Stochastic partial differential equations in fluid dynamics

Stochastic partial differential equations (SPDEs) play an important role in modeling fluid dynamics when uncertainty or random effects must be considered. These equations extend traditional partial differential equations (PDEs) by incorporating stochastic processes to account for random fluctuations, noise, or uncertain parameters in fluid flows. This approach is particularly useful in describing turbulence, environmental fluid flows, and other complex systems where deterministic models are insufficient.

1. Overview of SPDEs

SPDEs are equations that combine aspects of both PDEs and stochastic processes, involving partial derivatives with respect to spatial and temporal variables and a stochastic component that represents random influences. An SPDE in fluid dynamics often takes the form:

$$ \frac{\partial u(x, t)}{\partial t} = \mathcal{L}(u) + \mathcal{N}(u) + \sigma(x, t) \dot{W}(x, t), $$

where:

$u(x, t)$ is the state variable (e.g., velocity field),
$\mathcal{L}(u)$ represents a linear operator (e.g., diffusion),
$\mathcal{N}(u)$ represents non-linear terms (e.g., advection),
$\sigma(x, t)$ is a function describing the intensity of the noise,
$\dot{W}(x, t)$ is a space-time white noise or another stochastic process (e.g., colored noise).

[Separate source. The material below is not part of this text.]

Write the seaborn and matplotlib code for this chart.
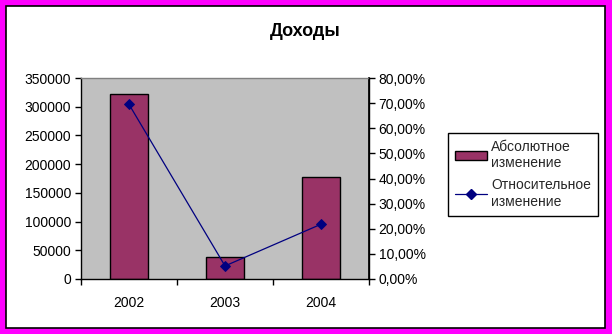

2. Applications in Fluid Dynamics

SPDEs are used in various fluid dynamics contexts, such as:

Turbulence Modeling: Traditional deterministic approaches to turbulence, like the Navier–Stokes equations, do not fully capture the unpredictable nature of turbulent flows. By adding stochastic terms to these equations, researchers can model the random nature of turbulence more effectively.
Atmospheric and Oceanic Flows: Environmental fluid dynamics often involve uncertainties due to incomplete data, modeling assumptions, or inherent natural variability. SPDEs can be used to simulate realistic flows that account for these uncertainties.
Subgrid-Scale Modeling: In large-eddy simulations (LES) of turbulent flows, SPDEs can represent the effect of smaller, unresolved scales of motion on the larger scales.

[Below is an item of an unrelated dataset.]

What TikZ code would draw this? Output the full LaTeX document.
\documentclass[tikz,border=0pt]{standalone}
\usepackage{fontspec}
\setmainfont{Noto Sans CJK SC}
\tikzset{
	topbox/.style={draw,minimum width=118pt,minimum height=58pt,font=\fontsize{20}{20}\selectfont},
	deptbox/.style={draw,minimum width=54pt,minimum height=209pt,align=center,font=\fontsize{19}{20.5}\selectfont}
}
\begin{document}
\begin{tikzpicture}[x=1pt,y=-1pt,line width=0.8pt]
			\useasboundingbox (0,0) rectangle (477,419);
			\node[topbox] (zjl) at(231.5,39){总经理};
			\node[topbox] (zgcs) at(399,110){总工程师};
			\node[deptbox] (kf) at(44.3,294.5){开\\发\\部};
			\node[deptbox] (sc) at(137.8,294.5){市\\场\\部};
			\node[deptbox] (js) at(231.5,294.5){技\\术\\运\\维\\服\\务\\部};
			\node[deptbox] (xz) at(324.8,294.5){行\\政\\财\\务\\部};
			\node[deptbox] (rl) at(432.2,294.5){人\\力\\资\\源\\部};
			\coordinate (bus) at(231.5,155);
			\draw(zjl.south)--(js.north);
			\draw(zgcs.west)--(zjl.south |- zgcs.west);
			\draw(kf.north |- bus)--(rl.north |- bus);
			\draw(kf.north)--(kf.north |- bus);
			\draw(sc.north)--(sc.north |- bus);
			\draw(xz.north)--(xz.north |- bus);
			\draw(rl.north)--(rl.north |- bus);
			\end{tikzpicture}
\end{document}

3. Examples of SPDEs in Fluid Dynamics

Stochastic Navier–Stokes Equations: The Navier–Stokes equations describe the motion of viscous fluids. The stochastic version incorporates a noise term to model random external forces or uncertainties in initial and boundary conditions: $\frac{\partial \mathbf{u}}{\partial t} + (\mathbf{u} \cdot \nabla) \mathbf{u} = -\nabla P + \nu \nabla^2 \mathbf{u} + \mathbf{f} + \sigma \dot{W},$ where $\mathbf{u}$ is the velocity field, $P$ is pressure, $\nu$ is the kinematic viscosity, and $\mathbf{f}$ is a deterministic forcing term.
Stochastic Heat Equation: A simpler form relevant for diffusion processes with noise: $\frac{\partial u}{\partial t} = \kappa \nabla^2 u + \sigma \dot{W}(x, t),$ where $\kappa$ is the diffusion coefficient.

4. Noise Types in SPDEs

White Noise: Represents a purely random process with no temporal or spatial correlation. Mathematically, it is the derivative of a Brownian motion and can lead to technical challenges due to its non-smooth nature.